MYS 0.00% $3.81 mystate limited

rogerb, page-28

  1. 53 Posts.
    the prudential standard is very broad in terms of risk selection - standardised method (which MYS is on) has very basic slotting for customer credit rating and capital. So I wouldn't rely too heavily on regulations to ensure they aren't writing bad loans. I also wouldn't expect too much of a change in impairments in February - you will need to allow the book to season by about at least a year and for the book to experience some cyclicality.
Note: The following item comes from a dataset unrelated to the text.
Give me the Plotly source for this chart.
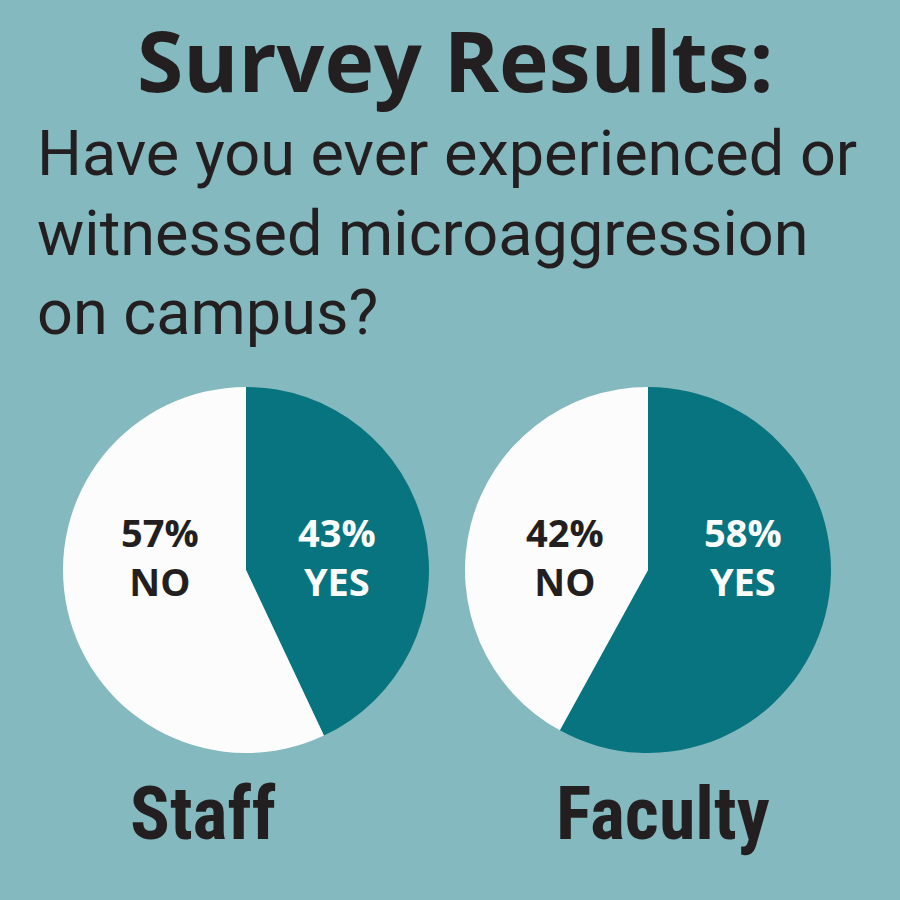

    I would suggest focussing instead on how the loans are being originated. Last read was that almost all loan growth is coming from brokers. Why would a borrower chose MYS over ANZ/NAB/WBC etc? Either because (a) MYS is cheaper and/or (b) MYS has better terms (e.g. poorer underwriting standards). There is no way MYS can increase the size of its loan book so rapidly without doing one, the other or both. UBS is being far too backward looking and instead should be forward looking to how the loan book is being shaped. I'm pretty sure they still don't have a Chief Risk Officer - Natasha Whish Wilson's Linkedin Profile says she left in April and I can't find an annoucement which says they've hired a new CRO. So at least half a year with no one in charge of risk and a loan book that is grown at 1.4x system growth, while the housing market is slowing.